Sartre no fue –ni ha sido– el único filósofo que escribió novelas, también pienso en George Bataille, Albert Camus, Simone de Beauvoir, Fernando Pessoa. Y están también todxs esxs escritorxs y poetas que quizás no se consideran filósofxs, pero que su obra está plagada de cuestiones filosóficas.
Freud habló del poder catártico del lenguaje y Zambra escribió que «hay poemas que demuestran que la poesía sí sirve para algo, que las palabras duelen, vibran, curan, consuelan, repercuten». Clarice Lispector dijo que el mundo empieza con un sí, John Austin exploró el poder performativo del lenguaje, Hannah Arendt escribió que «decir es una forma de hacer», y lxs tres estaban hablando de algo parecido.
¿Y entonces dónde está la frontera? ¿En dónde termina la literatura y empieza la filosofía? ¿En dónde termina la filosofía y empieza la literatura? La zona de contaminación es, tal vez, toda la zona.
Cuando estudié en la Universidad Complutense, tuve un profesor de filosofía española que insistía en que María Zambrano no era una mujer desterrada, sino transterrada. Porque, tras el exilio por la guerra civil española, no encontraba tierra alguna para asentarse. Estuvo en París, Nueva York, La Habana, San Juan, Roma y más. María Zambrano estaba más allá de toda tierra posible, pero Theodor Adorno dijo, también desde el exilio, que, cuando un hombre pierde su patria [o una mujer su matria], la poesía se vuelve un lugar en el que vivir. En cierta medida, así fue también para Zambrano, habitaba entre poemas y publicó un libro titulado Filosofía y poesía en el que explora la zona contaminada. Para Zambrano, lo auténticamente filosófico es lo que hay en cada obra de confesión. La filosofía cabe en un poema.

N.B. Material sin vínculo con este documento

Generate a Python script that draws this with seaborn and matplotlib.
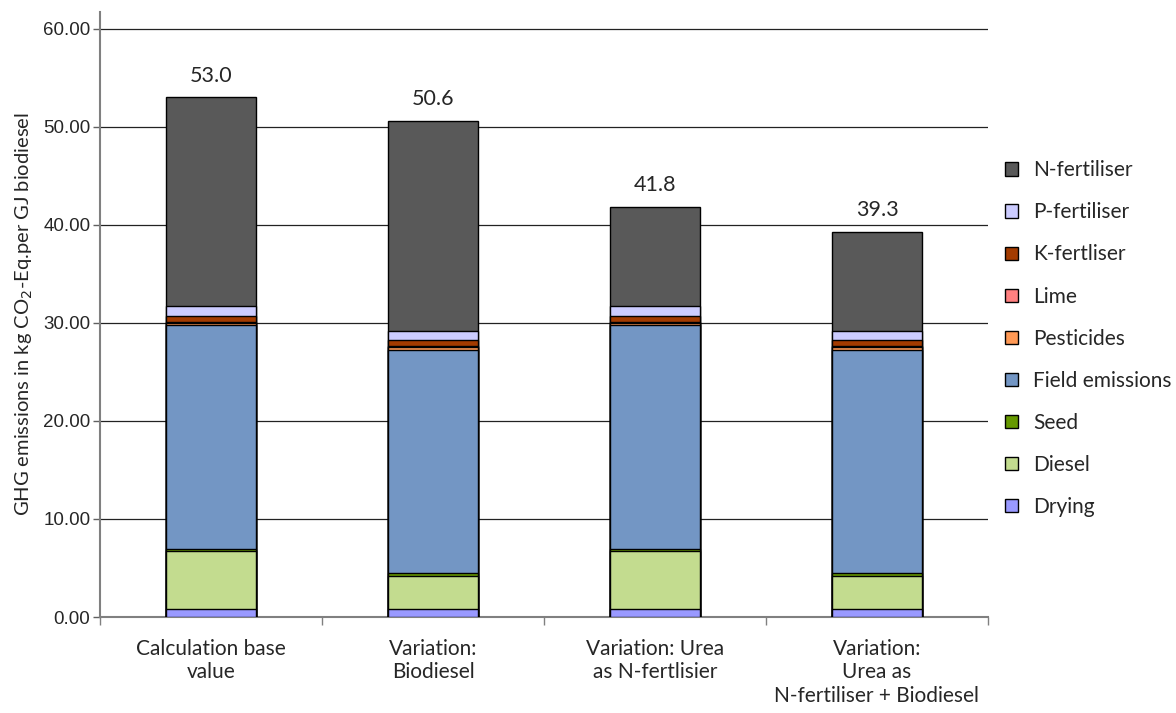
import numpy as np
import pandas as pd
import matplotlib
matplotlib.use("Agg")
import matplotlib.pyplot as plt
import seaborn as sns
from matplotlib.patches import Patch
from matplotlib.ticker import FormatStrFormatter, FixedLocator

# data (kg CO2-Eq. per GJ biodiesel)
scenarios = ["Calculation base\nvalue", "Variation:\nBiodiesel",
             "Variation: Urea\nas N-fertlisier", "Variation:\nUrea as\nN-fertiliser + Biodiesel"]
drying = [0.8, 0.8, 0.8, 0.8]
diesel = [5.9, 3.4, 5.9, 3.4]
seed = [0.25, 0.25, 0.25, 0.25]
field_emissions = [22.8, 22.8, 22.8, 22.8]
pesticides = [0.25, 0.25, 0.25, 0.25]
lime = [0.1, 0.1, 0.1, 0.1]
k_fertiliser = [0.6, 0.6, 0.6, 0.6]
p_fertiliser = [1.0, 1.0, 1.0, 1.0]
n_fertiliser = [21.3, 21.4, 10.1, 10.1]
totals = ["53.0", "50.6", "41.8", "39.3"]

# stacking order, bottom to top
components = ["Drying", "Diesel", "Seed", "Field emissions", "Pesticides",
              "Lime", "K-fertliser", "P-fertiliser", "N-fertiliser"]
values = [drying, diesel, seed, field_emissions, pesticides,
          lime, k_fertiliser, p_fertiliser, n_fertiliser]
colors = ["#9999FF", "#C3DC8F", "#669900", "#7396C4", "#FF9955",
          "#FF8080", "#A33B00", "#CCCCFF", "#595959"]

sns.set_style("white")
plt.rcParams["font.family"] = ["Lato", "DejaVu Sans"]

fig = plt.figure(figsize=(11.76, 7.13), dpi=100)
ax = fig.add_axes([100 / 1176, 1 - 617 / 713, 888 / 1176, 605 / 713])

cum = np.cumsum(np.array(values), axis=0)
# draw tallest cumulative bars first, lower ones cover them
for i in range(len(components) - 1, -1, -1):
    df = pd.DataFrame({"scenario": scenarios, "value": cum[i]})
    sns.barplot(data=df, x="scenario", y="value", color=colors[i], saturation=1,
                width=0.405, edgecolor="black", linewidth=1.0, ax=ax, zorder=3)

for j, t in enumerate(totals):
    ax.text(j, cum[-1][j] + 1.2, t, ha="center", va="bottom", fontsize=15.5)

ax.set_xlim(-0.5, 3.5)
ax.set_ylim(0, 61.7)
ax.set_yticks(np.arange(0, 61, 10))
ax.yaxis.set_major_formatter(FormatStrFormatter("%.2f"))
for lbl in ax.get_yticklabels():
    lbl.set_fontfamily("Liberation Sans")
ax.tick_params(axis="y", labelsize=13.5, length=5, width=1, color="#606060", direction="out", left=True, pad=2)
ax.grid(axis="y", color="#222222", linewidth=0.9, zorder=0)
ax.set_axisbelow(True)

ax.xaxis.set_minor_locator(FixedLocator([-0.5, 0.5, 1.5, 2.5, 3.5]))
ax.tick_params(axis="x", which="major", length=0, pad=16, labelsize=15)
ax.tick_params(axis="x", which="minor", length=6, width=1, color="#808080", direction="out", bottom=True)

for s in ["top", "right"]:
    ax.spines[s].set_visible(False)
for s in ["left", "bottom"]:
    ax.spines[s].set_color("#808080")
    ax.spines[s].set_linewidth(1.5)

ax.set_xlabel("")
ax.set_ylabel("GHG emissions in kg CO$_2$-Eq.per GJ biodiesel", fontsize=14.5, labelpad=6)

handles = [Patch(facecolor=c, edgecolor="black", linewidth=1, label=n)
           for n, c in zip(components, colors)][::-1]
fig.legend(handles=handles, loc="upper left", bbox_to_anchor=(997 / 1176, 1 - 152 / 713),
           frameon=False, fontsize=15, handlelength=0.6, handleheight=0.6,
           handletextpad=0.75, labelspacing=1.06, borderaxespad=0)

fig.savefig("out.png", dpi=100)
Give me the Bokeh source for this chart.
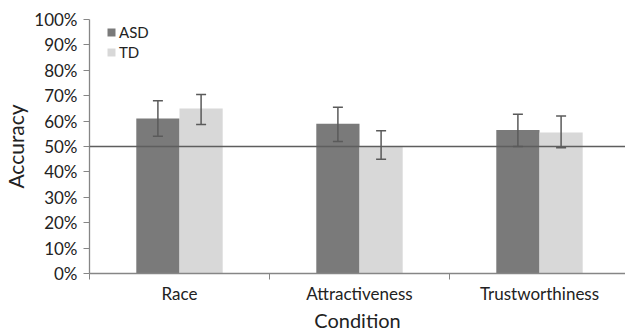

Cuando entré a la licenciatura en filosofía, mi librero se empezó a llenar de textos filosóficos, algunos los leí completos, otros parcialmente y aún hay varios que espero –algún día– leer. Cuando me gradué, mi biblioteca cambió conmigo, los libros de filosofía empezaron a habitar solamente una esquina, mientras que las novelas, cuentos y poemarios conquistaban el espacio. Se reproducían y crecían como plantas en una atmósfera perfecta. No pienso que he dejado de leer filosofía, pienso que encontré una nueva forma de leer filosofía. Una que me gusta llamar literatura filosófica o filosofía literaria.